Three Reasons Why PMOs Succeed:
PMO success is driven by effective partnership and relationship building between the PMO, IT, and the business functions. These relationships will foster a culture of trust for the PMO and establish credibility for the function. For a PMO to succeed, in addition to effective relationships, they must accomplish the following:
- Executive Partnership and Empowerment: Either the PMO is led by a credible executive or the PMO head has the proper relationship with powerful/influential executives within an organization. The PMO has to be empowered by senior leadership to oversee processes and make decisions to accomplish the goals they were chartered for. If not empowered, the executive trust does not exist and the PMO will not be flexible enough to respond to organizational needs.

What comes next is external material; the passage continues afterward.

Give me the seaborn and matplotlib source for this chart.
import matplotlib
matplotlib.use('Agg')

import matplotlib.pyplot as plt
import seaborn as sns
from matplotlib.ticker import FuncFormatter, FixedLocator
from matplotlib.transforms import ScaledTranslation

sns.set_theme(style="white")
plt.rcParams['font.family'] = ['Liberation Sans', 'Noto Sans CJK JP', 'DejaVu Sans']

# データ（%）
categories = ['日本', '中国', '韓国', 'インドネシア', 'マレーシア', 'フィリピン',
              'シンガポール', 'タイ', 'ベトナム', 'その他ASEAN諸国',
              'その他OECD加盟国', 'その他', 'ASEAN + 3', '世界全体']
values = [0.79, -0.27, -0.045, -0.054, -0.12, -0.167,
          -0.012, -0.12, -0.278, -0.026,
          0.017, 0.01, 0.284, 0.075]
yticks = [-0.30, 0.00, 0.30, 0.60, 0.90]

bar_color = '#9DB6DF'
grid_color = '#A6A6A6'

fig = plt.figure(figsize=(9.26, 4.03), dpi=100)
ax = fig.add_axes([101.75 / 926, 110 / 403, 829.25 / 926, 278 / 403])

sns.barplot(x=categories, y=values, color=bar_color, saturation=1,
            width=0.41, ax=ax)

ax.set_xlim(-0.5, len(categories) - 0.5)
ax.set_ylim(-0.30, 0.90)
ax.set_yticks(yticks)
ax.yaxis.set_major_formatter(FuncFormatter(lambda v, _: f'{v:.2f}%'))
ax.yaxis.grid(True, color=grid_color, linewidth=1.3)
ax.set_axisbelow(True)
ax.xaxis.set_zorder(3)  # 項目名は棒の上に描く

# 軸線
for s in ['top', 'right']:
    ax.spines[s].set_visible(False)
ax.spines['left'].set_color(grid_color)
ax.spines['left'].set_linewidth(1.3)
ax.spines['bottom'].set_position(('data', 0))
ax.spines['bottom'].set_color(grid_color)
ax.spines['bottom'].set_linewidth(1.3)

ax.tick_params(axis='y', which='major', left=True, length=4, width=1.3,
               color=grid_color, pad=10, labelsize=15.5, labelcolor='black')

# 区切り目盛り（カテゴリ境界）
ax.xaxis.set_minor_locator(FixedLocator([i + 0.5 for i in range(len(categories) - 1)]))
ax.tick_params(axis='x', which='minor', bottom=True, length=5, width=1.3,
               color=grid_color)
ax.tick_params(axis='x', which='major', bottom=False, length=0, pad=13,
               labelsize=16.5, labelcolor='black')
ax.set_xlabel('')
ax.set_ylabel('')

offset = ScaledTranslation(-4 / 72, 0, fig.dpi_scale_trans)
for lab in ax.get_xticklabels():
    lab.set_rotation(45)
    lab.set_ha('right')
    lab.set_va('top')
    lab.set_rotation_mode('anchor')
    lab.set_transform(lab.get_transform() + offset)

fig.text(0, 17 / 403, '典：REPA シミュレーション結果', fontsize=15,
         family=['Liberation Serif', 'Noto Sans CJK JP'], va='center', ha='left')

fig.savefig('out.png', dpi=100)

- Effective Portfolio Management: Assuming the PMO is empowered and credible, they should have some authority to manage the portfolio of project investments for the enterprise. Managing the portfolio effectively involves controlling the business case intake, managing enterprise resources, prioritizing projects that deliver significant benefits and are aligned to company strategic objectives, and establishing governance. Portfolio management will allow the PMO to stay relevant as strategic objectives change.
- Mastering the Narrative: Metrics are an important part of every story. The PMO is no different. To be successful, the PMO has to demonstrate its value with metrics that are meaningful to the organization. This usually does not include Earned Value metrics, as they do not have much meaning outside of PM. This does include demonstrating that projects/programs are delivered on time and on budget, compiling the cost savings, process improvements, and new revenue that the PMO has delivered. Personally, for the savings and revenue, I demonstrate this as a multiple of the PMO total operating expense to drive the narrative that the department is a force multiplier.